DIRECTION:
Leave out every picture, and retype exactly the lines from the line with "Convert this chart" through the line with "const starNote = ['IRWM", both ends included.

RECORDED INFORMATION:
-=-=-
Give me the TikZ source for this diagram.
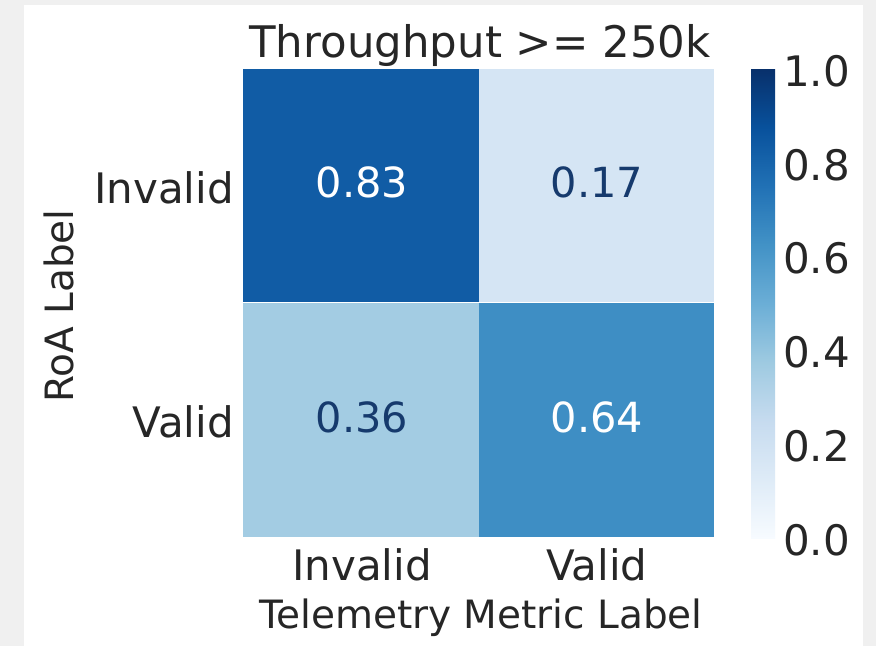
-=-=-
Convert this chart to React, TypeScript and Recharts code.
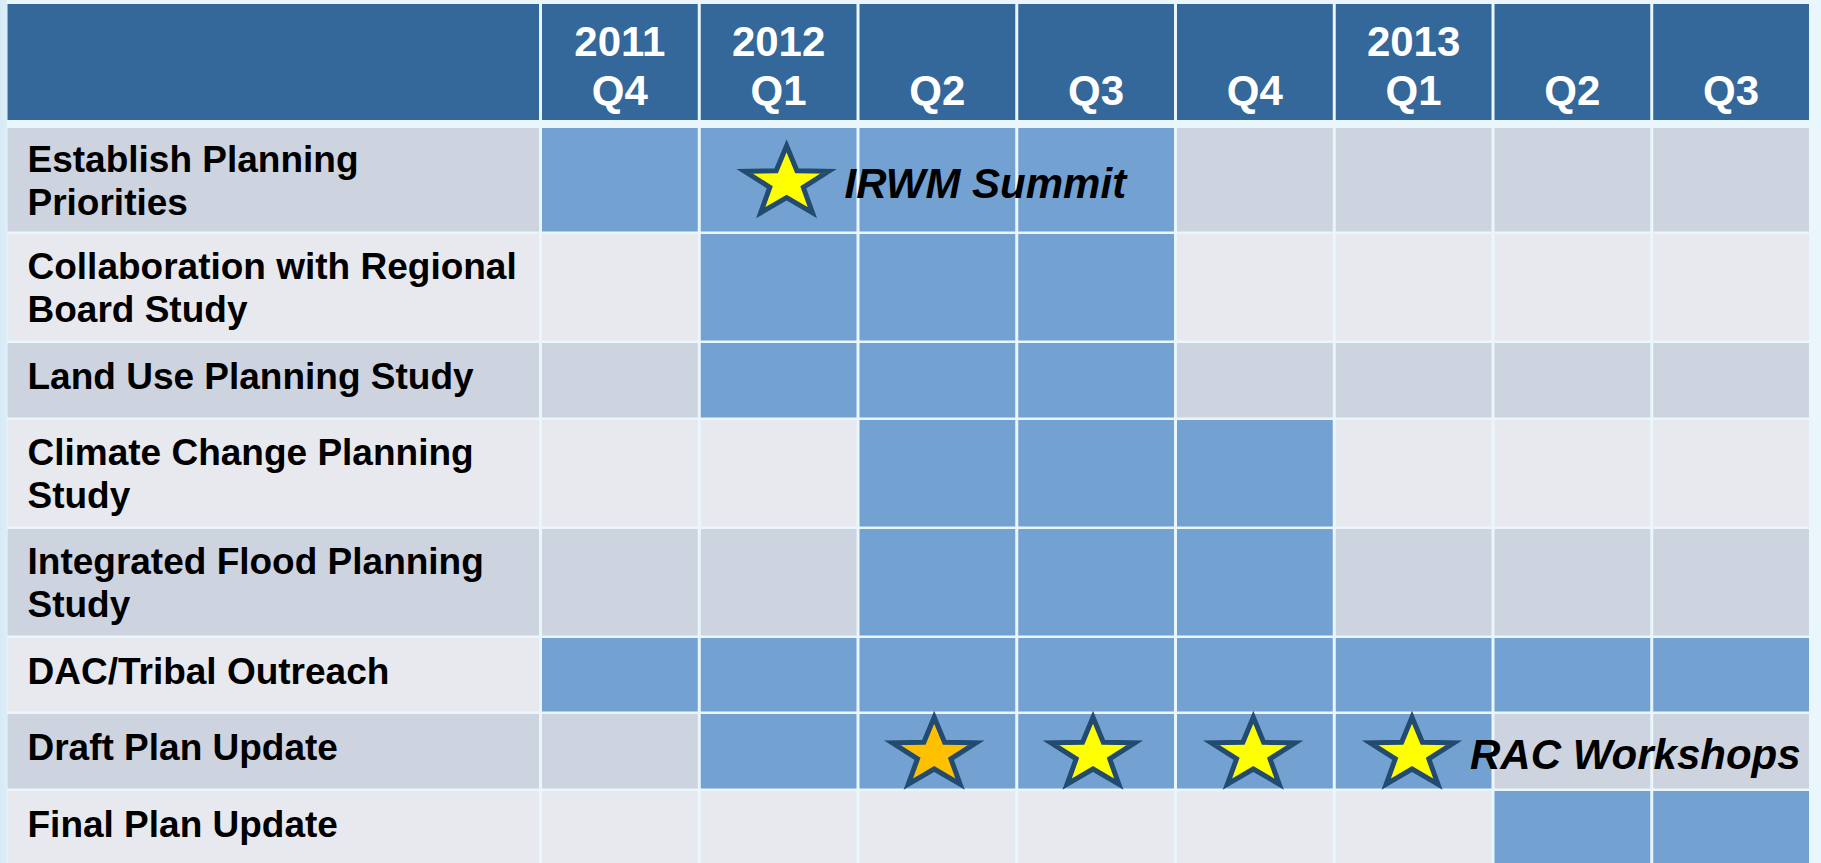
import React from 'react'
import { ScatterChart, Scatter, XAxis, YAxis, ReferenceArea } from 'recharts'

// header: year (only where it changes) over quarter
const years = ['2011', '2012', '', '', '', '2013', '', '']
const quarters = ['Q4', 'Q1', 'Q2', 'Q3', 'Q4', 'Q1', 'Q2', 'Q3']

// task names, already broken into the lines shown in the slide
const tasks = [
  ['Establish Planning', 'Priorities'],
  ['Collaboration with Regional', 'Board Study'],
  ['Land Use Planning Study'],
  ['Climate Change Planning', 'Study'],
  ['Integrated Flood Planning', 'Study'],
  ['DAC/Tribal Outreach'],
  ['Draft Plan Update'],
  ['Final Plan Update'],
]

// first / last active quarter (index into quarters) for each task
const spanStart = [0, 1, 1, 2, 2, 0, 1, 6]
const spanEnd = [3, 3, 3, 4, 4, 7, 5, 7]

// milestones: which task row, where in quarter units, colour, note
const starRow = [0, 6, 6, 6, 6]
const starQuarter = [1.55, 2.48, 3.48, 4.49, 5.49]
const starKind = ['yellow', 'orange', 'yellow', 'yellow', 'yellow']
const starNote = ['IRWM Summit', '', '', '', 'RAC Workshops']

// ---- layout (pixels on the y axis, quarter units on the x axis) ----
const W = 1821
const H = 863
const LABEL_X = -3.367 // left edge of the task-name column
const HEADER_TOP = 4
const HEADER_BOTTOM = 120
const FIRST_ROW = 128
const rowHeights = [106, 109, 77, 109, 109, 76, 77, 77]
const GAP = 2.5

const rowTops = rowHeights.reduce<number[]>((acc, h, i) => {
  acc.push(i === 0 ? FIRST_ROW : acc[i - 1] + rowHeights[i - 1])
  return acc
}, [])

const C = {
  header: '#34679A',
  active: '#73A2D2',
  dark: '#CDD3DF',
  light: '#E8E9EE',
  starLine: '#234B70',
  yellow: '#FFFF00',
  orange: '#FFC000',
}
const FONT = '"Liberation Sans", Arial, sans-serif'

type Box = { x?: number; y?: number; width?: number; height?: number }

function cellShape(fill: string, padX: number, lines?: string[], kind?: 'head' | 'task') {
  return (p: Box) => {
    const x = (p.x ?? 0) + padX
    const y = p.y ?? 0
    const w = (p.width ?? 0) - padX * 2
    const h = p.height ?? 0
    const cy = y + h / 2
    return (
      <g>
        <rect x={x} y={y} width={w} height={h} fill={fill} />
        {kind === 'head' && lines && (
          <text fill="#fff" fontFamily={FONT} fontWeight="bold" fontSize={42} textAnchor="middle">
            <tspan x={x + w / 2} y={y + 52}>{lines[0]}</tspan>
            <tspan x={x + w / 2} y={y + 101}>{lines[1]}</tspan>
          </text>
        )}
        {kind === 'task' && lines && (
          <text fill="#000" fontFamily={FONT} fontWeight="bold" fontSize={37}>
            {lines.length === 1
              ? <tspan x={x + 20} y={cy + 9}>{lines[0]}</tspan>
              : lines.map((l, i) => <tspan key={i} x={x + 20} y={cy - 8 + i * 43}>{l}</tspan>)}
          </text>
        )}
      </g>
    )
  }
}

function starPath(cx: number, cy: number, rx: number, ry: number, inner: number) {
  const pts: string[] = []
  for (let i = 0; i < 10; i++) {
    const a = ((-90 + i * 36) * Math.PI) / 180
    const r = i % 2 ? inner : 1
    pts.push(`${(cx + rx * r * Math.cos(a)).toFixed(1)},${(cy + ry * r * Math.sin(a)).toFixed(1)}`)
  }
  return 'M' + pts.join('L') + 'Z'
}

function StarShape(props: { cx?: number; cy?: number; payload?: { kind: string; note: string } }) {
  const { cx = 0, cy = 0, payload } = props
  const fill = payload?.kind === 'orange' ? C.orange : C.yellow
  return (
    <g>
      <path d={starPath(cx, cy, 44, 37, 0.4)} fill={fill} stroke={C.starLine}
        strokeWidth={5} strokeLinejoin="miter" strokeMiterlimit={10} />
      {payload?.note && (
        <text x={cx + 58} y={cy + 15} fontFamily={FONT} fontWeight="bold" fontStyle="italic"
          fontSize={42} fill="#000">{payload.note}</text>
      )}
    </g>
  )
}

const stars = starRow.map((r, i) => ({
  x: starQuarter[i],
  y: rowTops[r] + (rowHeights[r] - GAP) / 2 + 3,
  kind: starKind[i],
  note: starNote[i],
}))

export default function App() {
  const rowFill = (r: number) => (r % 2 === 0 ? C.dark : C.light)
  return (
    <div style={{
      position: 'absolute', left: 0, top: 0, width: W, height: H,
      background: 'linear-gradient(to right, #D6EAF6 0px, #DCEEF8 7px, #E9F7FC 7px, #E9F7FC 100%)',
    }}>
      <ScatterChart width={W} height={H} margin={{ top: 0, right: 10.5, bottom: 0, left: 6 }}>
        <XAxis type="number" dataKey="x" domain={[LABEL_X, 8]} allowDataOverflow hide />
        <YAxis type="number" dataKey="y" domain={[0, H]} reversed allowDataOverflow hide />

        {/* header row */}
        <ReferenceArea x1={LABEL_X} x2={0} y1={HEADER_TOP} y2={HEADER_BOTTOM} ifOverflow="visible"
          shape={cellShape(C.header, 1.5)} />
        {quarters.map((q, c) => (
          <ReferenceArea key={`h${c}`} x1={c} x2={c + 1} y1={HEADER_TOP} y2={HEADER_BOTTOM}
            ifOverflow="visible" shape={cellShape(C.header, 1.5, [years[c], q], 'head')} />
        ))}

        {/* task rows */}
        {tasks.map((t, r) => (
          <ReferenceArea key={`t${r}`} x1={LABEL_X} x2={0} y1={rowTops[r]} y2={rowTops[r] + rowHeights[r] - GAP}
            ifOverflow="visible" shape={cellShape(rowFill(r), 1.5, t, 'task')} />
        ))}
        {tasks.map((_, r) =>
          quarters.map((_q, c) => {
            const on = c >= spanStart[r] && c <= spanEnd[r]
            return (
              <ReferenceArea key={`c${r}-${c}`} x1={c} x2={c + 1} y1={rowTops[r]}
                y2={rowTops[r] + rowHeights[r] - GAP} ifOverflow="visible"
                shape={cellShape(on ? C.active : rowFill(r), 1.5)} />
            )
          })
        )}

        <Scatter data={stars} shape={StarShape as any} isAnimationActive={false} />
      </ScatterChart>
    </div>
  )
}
-=-=-
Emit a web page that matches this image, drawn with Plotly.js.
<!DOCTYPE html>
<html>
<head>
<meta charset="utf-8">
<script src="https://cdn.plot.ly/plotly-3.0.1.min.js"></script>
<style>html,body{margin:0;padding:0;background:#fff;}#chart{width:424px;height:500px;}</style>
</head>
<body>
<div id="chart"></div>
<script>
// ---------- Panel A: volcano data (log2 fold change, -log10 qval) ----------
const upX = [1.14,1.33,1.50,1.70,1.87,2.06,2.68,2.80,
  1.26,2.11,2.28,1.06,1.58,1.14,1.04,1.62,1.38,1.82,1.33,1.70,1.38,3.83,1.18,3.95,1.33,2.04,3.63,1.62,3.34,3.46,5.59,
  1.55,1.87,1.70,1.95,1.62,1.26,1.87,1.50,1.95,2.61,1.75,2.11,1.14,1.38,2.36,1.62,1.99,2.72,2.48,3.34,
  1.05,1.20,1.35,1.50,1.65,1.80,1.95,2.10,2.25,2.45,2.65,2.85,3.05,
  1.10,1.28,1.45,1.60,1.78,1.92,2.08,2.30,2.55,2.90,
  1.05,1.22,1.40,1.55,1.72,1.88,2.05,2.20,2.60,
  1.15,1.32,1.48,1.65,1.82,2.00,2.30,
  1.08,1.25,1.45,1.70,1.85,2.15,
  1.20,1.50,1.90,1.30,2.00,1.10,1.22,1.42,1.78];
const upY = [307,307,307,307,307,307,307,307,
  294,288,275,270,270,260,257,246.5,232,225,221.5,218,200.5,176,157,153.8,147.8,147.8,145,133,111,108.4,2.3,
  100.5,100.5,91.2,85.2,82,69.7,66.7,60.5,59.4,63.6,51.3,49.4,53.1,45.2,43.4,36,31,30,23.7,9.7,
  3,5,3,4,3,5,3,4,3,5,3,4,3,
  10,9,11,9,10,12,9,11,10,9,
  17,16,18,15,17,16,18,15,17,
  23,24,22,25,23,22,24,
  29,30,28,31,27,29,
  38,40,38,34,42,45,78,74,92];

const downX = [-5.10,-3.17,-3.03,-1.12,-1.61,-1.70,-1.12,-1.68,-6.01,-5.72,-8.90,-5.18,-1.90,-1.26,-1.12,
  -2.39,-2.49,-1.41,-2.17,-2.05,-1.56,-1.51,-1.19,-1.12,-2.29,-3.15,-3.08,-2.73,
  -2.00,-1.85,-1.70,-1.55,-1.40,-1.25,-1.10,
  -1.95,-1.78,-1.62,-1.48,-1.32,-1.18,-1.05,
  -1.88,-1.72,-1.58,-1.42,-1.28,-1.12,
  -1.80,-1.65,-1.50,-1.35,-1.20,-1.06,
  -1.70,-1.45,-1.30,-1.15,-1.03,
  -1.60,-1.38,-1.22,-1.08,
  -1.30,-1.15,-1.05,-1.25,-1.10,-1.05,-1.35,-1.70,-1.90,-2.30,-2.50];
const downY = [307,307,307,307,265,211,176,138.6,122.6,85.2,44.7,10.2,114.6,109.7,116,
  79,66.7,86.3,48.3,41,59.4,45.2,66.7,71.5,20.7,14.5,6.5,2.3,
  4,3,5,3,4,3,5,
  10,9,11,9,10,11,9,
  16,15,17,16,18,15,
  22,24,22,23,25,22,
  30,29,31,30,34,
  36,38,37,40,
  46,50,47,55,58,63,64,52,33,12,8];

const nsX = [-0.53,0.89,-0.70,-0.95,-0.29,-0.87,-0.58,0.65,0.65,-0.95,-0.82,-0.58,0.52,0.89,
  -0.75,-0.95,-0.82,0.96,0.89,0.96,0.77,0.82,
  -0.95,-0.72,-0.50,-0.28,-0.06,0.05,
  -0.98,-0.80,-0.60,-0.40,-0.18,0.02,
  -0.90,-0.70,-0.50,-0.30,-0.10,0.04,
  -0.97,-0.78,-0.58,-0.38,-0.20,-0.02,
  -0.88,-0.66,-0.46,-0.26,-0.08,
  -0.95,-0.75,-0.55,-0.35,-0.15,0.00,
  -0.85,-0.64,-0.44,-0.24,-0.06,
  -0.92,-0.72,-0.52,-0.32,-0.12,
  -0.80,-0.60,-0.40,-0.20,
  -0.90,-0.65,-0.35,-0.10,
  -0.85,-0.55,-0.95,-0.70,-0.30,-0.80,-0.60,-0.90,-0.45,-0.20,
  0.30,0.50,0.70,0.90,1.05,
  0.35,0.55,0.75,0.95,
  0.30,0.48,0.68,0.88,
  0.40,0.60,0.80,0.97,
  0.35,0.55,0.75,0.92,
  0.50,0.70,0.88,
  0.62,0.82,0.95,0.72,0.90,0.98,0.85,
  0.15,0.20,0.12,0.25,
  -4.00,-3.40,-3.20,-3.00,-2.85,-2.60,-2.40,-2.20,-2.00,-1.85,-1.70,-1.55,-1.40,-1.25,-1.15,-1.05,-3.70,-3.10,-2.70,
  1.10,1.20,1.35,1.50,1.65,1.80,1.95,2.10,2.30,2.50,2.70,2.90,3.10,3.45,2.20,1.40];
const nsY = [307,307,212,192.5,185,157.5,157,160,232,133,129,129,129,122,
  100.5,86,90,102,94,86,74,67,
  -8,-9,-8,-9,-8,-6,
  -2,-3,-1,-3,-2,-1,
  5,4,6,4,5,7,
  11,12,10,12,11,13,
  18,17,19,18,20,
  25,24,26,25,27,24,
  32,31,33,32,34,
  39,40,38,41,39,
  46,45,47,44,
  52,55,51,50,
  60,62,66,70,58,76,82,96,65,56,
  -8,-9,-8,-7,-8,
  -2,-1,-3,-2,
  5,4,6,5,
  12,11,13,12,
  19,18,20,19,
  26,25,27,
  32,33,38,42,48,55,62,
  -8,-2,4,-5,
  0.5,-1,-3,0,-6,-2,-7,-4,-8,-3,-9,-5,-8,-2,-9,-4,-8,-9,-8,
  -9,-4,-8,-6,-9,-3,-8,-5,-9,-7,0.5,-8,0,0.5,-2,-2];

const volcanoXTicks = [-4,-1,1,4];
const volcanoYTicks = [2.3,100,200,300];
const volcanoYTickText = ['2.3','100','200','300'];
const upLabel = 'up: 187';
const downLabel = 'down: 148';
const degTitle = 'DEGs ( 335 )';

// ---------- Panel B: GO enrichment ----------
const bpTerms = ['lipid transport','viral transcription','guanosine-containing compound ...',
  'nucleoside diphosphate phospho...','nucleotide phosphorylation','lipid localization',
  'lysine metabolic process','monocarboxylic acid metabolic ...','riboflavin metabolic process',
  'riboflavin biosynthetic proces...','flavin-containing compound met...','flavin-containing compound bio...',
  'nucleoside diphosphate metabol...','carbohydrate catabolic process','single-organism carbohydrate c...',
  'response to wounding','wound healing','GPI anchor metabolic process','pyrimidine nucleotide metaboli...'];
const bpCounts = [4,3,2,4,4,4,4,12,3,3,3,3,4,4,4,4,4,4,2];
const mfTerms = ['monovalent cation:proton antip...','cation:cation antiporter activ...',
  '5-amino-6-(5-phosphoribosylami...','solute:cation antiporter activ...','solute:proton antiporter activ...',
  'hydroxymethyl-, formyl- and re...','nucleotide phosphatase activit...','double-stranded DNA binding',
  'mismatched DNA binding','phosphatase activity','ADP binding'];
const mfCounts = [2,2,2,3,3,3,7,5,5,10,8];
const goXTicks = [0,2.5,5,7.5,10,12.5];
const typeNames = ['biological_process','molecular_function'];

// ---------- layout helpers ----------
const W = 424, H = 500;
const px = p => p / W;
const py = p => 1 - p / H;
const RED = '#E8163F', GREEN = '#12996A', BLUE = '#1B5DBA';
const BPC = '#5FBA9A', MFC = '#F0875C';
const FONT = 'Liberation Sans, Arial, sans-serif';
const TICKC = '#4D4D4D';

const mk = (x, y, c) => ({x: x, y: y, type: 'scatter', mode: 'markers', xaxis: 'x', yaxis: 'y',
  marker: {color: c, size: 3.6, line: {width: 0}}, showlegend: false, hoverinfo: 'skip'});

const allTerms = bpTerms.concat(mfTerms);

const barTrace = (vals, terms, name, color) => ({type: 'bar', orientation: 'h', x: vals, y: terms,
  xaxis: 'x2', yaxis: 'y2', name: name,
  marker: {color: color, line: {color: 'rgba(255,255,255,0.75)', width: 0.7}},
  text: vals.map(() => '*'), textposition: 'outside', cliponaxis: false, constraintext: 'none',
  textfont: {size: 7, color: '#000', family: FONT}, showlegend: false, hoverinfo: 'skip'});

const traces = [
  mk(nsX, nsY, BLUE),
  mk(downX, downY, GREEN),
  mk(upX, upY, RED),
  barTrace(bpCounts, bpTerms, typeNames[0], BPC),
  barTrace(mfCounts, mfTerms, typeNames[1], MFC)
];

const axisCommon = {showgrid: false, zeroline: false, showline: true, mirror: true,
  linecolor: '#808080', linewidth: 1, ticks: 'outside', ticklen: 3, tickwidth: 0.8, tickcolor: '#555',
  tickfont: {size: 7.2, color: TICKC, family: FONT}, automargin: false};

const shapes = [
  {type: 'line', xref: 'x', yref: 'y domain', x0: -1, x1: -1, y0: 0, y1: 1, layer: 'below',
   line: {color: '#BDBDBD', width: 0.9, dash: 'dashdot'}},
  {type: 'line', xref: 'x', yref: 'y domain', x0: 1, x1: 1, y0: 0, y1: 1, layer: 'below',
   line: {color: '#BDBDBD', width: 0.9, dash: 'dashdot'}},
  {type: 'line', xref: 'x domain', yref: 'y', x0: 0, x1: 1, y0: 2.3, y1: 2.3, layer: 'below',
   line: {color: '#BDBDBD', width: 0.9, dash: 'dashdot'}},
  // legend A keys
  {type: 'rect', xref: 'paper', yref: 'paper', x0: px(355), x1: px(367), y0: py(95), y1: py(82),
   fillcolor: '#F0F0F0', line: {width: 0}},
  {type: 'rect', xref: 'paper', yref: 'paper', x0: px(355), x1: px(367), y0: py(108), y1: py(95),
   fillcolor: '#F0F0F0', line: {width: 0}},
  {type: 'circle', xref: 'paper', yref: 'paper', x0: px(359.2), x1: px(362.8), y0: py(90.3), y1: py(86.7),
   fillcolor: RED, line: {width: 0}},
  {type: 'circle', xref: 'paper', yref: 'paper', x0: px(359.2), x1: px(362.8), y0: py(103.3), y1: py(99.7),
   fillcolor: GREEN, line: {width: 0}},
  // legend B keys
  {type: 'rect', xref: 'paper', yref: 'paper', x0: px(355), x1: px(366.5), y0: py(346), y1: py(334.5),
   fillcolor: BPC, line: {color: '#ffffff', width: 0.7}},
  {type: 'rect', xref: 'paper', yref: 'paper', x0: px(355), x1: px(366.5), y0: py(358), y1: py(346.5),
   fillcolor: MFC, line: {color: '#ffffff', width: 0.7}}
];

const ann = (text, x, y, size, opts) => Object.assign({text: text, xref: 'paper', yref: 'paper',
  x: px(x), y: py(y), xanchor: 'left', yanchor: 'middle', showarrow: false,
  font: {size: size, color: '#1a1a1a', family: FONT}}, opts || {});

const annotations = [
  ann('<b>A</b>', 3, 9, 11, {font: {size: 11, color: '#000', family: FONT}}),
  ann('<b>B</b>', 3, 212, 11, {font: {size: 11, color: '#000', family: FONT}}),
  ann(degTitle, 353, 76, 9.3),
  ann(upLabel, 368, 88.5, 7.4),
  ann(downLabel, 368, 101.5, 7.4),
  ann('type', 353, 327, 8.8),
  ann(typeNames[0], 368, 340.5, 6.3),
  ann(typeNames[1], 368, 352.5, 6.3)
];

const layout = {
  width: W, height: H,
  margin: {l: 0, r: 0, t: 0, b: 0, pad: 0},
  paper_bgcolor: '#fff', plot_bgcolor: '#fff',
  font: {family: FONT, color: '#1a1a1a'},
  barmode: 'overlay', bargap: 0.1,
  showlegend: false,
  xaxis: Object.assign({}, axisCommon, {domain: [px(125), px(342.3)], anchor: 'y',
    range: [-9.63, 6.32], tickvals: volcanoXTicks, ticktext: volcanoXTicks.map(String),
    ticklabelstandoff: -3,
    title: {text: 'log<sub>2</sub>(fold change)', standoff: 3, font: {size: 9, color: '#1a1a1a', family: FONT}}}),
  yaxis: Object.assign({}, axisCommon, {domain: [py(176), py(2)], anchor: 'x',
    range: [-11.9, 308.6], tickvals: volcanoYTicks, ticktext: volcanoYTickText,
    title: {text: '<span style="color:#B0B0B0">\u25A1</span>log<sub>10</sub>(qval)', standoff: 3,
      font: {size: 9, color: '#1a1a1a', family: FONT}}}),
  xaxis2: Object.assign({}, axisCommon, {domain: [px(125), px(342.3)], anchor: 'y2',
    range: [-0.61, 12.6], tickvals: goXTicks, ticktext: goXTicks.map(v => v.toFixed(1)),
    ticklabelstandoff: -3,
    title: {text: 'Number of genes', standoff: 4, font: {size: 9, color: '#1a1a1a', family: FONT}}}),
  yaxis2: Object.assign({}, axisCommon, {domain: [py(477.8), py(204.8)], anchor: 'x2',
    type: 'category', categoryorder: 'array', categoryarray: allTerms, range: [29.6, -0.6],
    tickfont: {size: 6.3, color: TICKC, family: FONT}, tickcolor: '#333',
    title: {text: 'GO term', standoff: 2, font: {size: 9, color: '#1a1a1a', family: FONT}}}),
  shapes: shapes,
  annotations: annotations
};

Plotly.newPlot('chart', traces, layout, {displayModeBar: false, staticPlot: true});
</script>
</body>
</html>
-=-=-
CORRECT ANSWER:
Convert this chart to React, TypeScript and Recharts code.
import React from 'react'
import { ScatterChart, Scatter, XAxis, YAxis, ReferenceArea } from 'recharts'

// header: year (only where it changes) over quarter
const years = ['2011', '2012', '', '', '', '2013', '', '']
const quarters = ['Q4', 'Q1', 'Q2', 'Q3', 'Q4', 'Q1', 'Q2', 'Q3']

// task names, already broken into the lines shown in the slide
const tasks = [
  ['Establish Planning', 'Priorities'],
  ['Collaboration with Regional', 'Board Study'],
  ['Land Use Planning Study'],
  ['Climate Change Planning', 'Study'],
  ['Integrated Flood Planning', 'Study'],
  ['DAC/Tribal Outreach'],
  ['Draft Plan Update'],
  ['Final Plan Update'],
]

// first / last active quarter (index into quarters) for each task
const spanStart = [0, 1, 1, 2, 2, 0, 1, 6]
const spanEnd = [3, 3, 3, 4, 4, 7, 5, 7]

// milestones: which task row, where in quarter units, colour, note
const starRow = [0, 6, 6, 6, 6]
const starQuarter = [1.55, 2.48, 3.48, 4.49, 5.49]
const starKind = ['yellow', 'orange', 'yellow', 'yellow', 'yellow']
const starNote = ['IRWM Summit', '', '', '', 'RAC Workshops']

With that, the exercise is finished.